More, more and yet more stuff about bad cartoons that nobody likes, but for different reasons. And here's some more, if you want it.

Meanwhile, the UK Government arses up its own religious hatred bill; and BNP Reichsfuhrer Griffin and his weasel-eyed catamite are let off on charges of... well, being unpleasant, really...

Some have accused the BBC of double standards for not showing the cartoons, despite having shown Jerry Springer: The Opera and thus offending Christians. Others have said that those defending the right to publish the cartoons would not have defended Der Sturmer's anti-semitic outpourings. But we're talking different kinds of horrid.

The problem with Der Sturmer and similar propaganda was that it sought to incite hatred against Jews. That's the same argument used against the BNP duo. However, the reason people in the West are edgy about the danish cartoons is subtly different. It's less to do with stirring up hatred against Muslims - freedom of speech trumps that one, except in George Galloway's house. It's more about the worry that the pictures will provoke Muslims into reciprocal acts of hatred against the West.

And, as several Islamic commentators have argued, if the desire of the cartoonists was to provoke Muslims into violence, they've succeeded. D'oh. "The protests in the Middle East have proven that the cartoonist was right," said Tarek Fatah, a director of the Muslim Canadian Congress. "It's falling straight into that trap of being depicted as a violent people and proving the point that, yes, we are." Safiyyah Ally at takes a similar line, suggesting “We haven't learned from the Rushdie affair - this is yet another instance where we've gone out of our way to make ourselves look stupid.”

Oh, and that thing they were doing in Jerry Springer? It's called taking the piss. That’s all.

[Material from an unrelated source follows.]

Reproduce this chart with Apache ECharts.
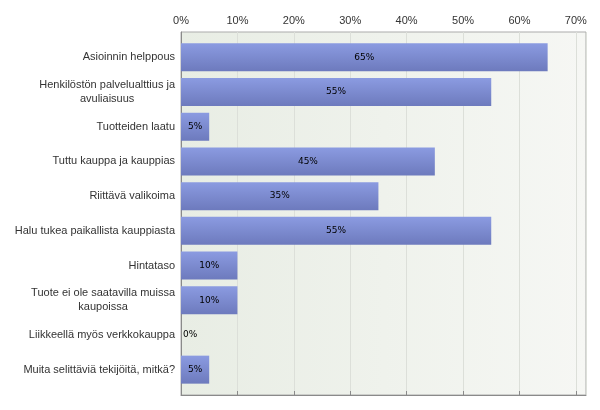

“Oh, the Protestants hate the Catholics,
And the Catholics hate the Protestants,
And the Hindus hate the Moslems,
And everybody hates the Jews.”

Tom Lehrer, ‘National Brotherhood Week’


david said...

Nice blog. I shall be back. You observe well my friend. But good cartoons or bad cartoons, that doesn't justify burning down an embassy or killing someone (er, someone died in the fire). If you want to protest the war and burn down an embassy, I think, sure, help yourself. But a cartoon? Is Jackie Mason, Robin Williams, Joan Rivers and Eddie Izzard all now on some fatwa hit list for making jokes?

Tim Footman said...

Thanks, David. I agree, it does seem disproportionate. And I'm a little sceptical about the idea that thousands of people spontaneously "took offence" at these cartoons. The cartoons were circulated in the Middle East, and in Muslim communities in the West, with the specific purpose of stirring things up.

But at least most of the protestors have actually seen the cartoons. During the Rushdie brouhaha in 1989 I really wanted to buttonhole a passing protestor and ask him whether he thought the author was coasting a bit after the triumph of Midnight's Children. And, of course, to get a consensus on the burning question: wherefore magic realism?

Oh, and Robin Williams should be on a hit list for Patch Adams alone. Bleeurgh.